_Task inputs_
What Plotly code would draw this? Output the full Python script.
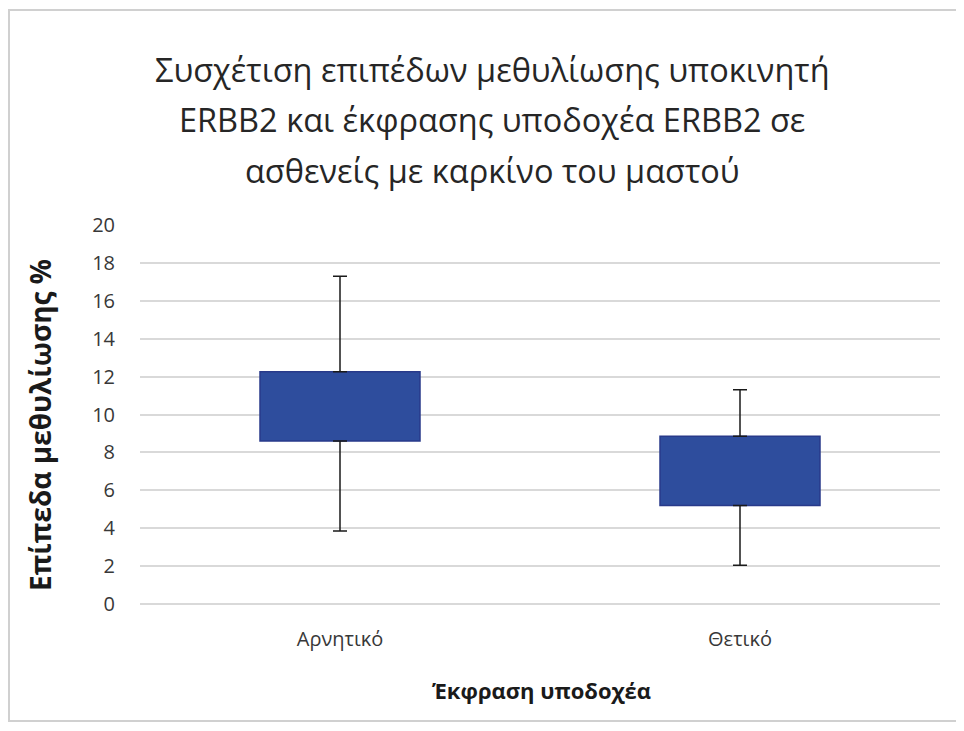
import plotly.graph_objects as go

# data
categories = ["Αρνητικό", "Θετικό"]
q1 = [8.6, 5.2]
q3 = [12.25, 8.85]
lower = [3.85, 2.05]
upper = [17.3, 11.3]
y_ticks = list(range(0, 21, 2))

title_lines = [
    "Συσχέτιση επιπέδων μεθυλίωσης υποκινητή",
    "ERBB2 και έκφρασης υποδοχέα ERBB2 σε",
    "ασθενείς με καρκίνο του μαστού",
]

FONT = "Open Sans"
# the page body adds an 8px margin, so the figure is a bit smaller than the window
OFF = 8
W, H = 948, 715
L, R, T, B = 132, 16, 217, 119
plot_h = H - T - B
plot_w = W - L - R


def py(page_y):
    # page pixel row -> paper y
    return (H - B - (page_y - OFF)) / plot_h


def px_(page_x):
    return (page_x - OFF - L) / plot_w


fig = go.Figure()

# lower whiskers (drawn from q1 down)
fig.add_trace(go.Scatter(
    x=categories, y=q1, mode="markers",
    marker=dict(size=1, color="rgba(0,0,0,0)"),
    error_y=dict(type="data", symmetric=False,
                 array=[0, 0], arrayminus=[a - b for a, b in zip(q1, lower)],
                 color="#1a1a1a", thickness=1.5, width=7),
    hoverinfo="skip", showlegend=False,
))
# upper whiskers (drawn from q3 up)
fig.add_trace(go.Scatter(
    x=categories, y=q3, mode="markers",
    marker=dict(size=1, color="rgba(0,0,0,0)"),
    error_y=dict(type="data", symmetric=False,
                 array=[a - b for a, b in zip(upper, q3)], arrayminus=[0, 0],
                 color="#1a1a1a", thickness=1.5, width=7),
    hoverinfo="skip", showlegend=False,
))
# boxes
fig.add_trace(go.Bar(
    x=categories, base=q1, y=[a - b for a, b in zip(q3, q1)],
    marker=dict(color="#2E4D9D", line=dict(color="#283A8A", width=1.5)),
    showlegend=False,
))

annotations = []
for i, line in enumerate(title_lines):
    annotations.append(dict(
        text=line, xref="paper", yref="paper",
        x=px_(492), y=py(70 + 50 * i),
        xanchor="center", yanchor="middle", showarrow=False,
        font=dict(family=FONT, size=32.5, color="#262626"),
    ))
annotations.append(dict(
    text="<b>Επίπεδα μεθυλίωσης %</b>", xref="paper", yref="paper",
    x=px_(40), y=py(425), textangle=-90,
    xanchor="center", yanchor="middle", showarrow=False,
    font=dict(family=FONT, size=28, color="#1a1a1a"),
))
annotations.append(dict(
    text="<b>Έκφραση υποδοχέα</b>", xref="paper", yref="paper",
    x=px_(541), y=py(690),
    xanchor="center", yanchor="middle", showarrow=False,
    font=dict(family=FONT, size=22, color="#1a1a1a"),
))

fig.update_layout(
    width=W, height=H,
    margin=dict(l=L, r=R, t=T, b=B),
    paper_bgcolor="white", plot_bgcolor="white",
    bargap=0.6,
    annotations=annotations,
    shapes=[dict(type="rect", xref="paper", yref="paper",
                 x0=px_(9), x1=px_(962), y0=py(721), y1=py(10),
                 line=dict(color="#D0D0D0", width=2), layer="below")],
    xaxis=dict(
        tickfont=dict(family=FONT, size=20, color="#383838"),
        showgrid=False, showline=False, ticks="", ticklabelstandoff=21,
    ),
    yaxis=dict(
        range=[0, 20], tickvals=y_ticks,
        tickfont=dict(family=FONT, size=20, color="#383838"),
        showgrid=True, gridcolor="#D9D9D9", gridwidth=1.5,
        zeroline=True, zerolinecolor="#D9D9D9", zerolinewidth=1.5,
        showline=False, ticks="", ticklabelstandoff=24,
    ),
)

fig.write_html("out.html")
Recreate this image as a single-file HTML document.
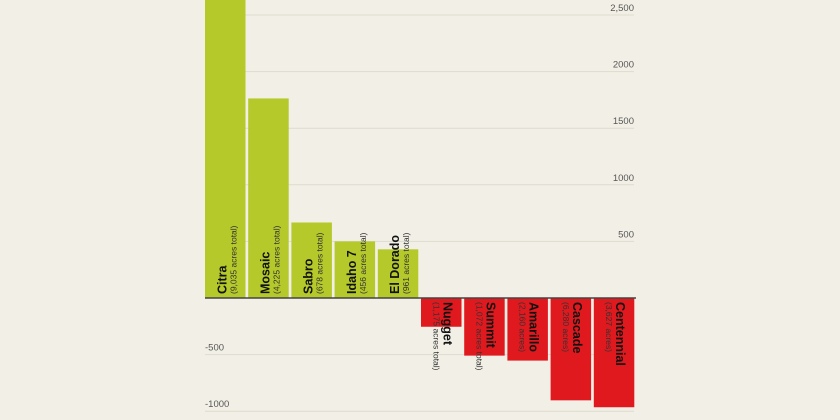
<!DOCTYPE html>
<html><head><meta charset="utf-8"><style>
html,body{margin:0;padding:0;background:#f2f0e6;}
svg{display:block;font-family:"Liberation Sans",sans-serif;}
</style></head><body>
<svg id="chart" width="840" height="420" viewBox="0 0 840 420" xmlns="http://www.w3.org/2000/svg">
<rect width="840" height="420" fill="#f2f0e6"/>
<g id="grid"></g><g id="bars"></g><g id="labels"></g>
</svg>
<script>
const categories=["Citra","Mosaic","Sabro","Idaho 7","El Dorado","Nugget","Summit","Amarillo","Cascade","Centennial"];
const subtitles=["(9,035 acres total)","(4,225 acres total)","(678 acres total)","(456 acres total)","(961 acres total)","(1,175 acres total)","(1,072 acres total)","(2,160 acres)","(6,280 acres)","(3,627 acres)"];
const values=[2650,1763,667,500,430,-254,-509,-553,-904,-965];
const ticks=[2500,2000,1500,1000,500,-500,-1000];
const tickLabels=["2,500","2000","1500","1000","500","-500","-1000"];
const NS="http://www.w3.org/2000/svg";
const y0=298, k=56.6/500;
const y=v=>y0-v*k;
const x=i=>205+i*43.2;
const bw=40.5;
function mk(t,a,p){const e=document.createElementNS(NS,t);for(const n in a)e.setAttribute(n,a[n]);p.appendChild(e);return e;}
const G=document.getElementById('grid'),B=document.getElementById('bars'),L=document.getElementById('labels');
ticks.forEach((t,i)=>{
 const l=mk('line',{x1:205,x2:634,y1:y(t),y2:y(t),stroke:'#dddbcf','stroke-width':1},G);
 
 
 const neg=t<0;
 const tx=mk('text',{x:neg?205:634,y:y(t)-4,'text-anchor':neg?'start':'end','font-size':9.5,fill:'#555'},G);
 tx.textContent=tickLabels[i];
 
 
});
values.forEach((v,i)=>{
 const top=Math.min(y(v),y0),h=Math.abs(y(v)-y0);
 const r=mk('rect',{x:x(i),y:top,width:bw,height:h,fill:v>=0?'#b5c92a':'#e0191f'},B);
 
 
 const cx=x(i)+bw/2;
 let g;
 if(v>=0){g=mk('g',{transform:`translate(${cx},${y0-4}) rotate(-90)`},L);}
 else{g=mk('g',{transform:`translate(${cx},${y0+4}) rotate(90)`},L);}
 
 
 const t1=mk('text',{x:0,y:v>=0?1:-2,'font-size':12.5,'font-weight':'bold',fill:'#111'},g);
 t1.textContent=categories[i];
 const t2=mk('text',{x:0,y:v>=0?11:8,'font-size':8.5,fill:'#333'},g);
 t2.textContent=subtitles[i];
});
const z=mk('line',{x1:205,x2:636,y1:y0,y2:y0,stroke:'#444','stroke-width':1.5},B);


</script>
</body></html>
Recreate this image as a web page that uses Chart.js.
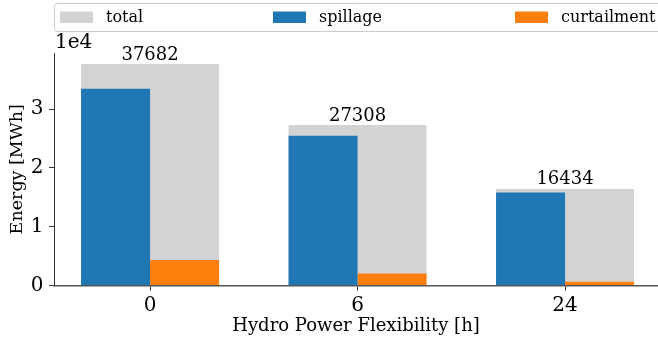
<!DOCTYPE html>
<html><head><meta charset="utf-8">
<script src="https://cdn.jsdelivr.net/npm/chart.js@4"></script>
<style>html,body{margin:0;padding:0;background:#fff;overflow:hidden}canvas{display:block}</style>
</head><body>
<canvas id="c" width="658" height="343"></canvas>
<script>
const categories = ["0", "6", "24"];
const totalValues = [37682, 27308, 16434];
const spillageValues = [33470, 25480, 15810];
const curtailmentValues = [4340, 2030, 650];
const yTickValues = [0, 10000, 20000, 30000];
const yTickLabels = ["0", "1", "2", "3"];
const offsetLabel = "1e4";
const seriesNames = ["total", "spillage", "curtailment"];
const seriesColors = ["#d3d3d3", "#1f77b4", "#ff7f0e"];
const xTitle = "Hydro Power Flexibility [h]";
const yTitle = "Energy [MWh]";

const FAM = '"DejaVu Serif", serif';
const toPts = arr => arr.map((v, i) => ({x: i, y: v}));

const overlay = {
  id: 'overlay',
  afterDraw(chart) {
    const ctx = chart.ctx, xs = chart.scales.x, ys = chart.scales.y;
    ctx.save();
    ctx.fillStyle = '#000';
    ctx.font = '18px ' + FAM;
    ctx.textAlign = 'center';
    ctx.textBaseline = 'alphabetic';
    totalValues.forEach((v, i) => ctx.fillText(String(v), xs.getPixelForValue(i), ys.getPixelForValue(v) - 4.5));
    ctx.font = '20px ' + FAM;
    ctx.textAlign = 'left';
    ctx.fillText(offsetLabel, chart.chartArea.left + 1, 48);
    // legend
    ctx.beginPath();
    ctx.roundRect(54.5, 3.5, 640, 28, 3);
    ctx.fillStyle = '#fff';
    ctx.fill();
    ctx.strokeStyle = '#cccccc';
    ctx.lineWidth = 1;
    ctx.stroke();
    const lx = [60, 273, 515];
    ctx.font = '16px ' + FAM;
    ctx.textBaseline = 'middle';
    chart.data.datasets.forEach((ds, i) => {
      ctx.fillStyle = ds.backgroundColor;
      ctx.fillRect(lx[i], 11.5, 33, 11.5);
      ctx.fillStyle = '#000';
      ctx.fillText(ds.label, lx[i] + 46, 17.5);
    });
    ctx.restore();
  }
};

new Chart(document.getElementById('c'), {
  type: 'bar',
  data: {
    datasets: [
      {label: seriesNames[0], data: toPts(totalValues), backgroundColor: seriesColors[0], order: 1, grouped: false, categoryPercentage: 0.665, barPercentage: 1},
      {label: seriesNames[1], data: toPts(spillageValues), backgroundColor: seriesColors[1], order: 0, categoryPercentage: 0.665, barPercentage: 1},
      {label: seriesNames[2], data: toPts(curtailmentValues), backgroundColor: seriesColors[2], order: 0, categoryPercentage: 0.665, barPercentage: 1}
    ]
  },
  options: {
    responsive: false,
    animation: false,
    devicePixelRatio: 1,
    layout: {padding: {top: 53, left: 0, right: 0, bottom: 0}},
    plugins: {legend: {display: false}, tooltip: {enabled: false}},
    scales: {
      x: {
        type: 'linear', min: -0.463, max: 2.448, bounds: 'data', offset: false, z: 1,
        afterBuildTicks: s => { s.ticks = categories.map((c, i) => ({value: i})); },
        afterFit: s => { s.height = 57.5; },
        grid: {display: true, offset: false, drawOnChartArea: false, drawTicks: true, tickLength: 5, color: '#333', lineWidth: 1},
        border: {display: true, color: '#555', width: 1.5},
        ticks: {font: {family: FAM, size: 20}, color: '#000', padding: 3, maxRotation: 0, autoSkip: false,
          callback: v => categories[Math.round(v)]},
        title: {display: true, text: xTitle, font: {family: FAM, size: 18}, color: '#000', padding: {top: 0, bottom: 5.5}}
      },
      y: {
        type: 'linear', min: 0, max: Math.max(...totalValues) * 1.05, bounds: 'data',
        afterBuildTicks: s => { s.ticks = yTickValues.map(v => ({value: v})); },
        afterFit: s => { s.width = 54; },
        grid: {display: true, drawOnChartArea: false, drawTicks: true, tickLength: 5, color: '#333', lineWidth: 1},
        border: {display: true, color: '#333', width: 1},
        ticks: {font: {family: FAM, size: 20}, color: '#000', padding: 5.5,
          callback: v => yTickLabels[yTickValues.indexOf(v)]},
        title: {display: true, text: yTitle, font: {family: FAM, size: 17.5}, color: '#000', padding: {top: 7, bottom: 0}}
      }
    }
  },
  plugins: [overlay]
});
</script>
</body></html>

_Instructions to follow_
Pictures excluded, repeat the records exactly from their opening line through the line containing "fig = go.Figure()".

_Solution to this task_
What Plotly code would draw this? Output the full Python script.
import plotly.graph_objects as go

# data
categories = ["Αρνητικό", "Θετικό"]
q1 = [8.6, 5.2]
q3 = [12.25, 8.85]
lower = [3.85, 2.05]
upper = [17.3, 11.3]
y_ticks = list(range(0, 21, 2))

title_lines = [
    "Συσχέτιση επιπέδων μεθυλίωσης υποκινητή",
    "ERBB2 και έκφρασης υποδοχέα ERBB2 σε",
    "ασθενείς με καρκίνο του μαστού",
]

FONT = "Open Sans"
# the page body adds an 8px margin, so the figure is a bit smaller than the window
OFF = 8
W, H = 948, 715
L, R, T, B = 132, 16, 217, 119
plot_h = H - T - B
plot_w = W - L - R


def py(page_y):
    # page pixel row -> paper y
    return (H - B - (page_y - OFF)) / plot_h


def px_(page_x):
    return (page_x - OFF - L) / plot_w


fig = go.Figure()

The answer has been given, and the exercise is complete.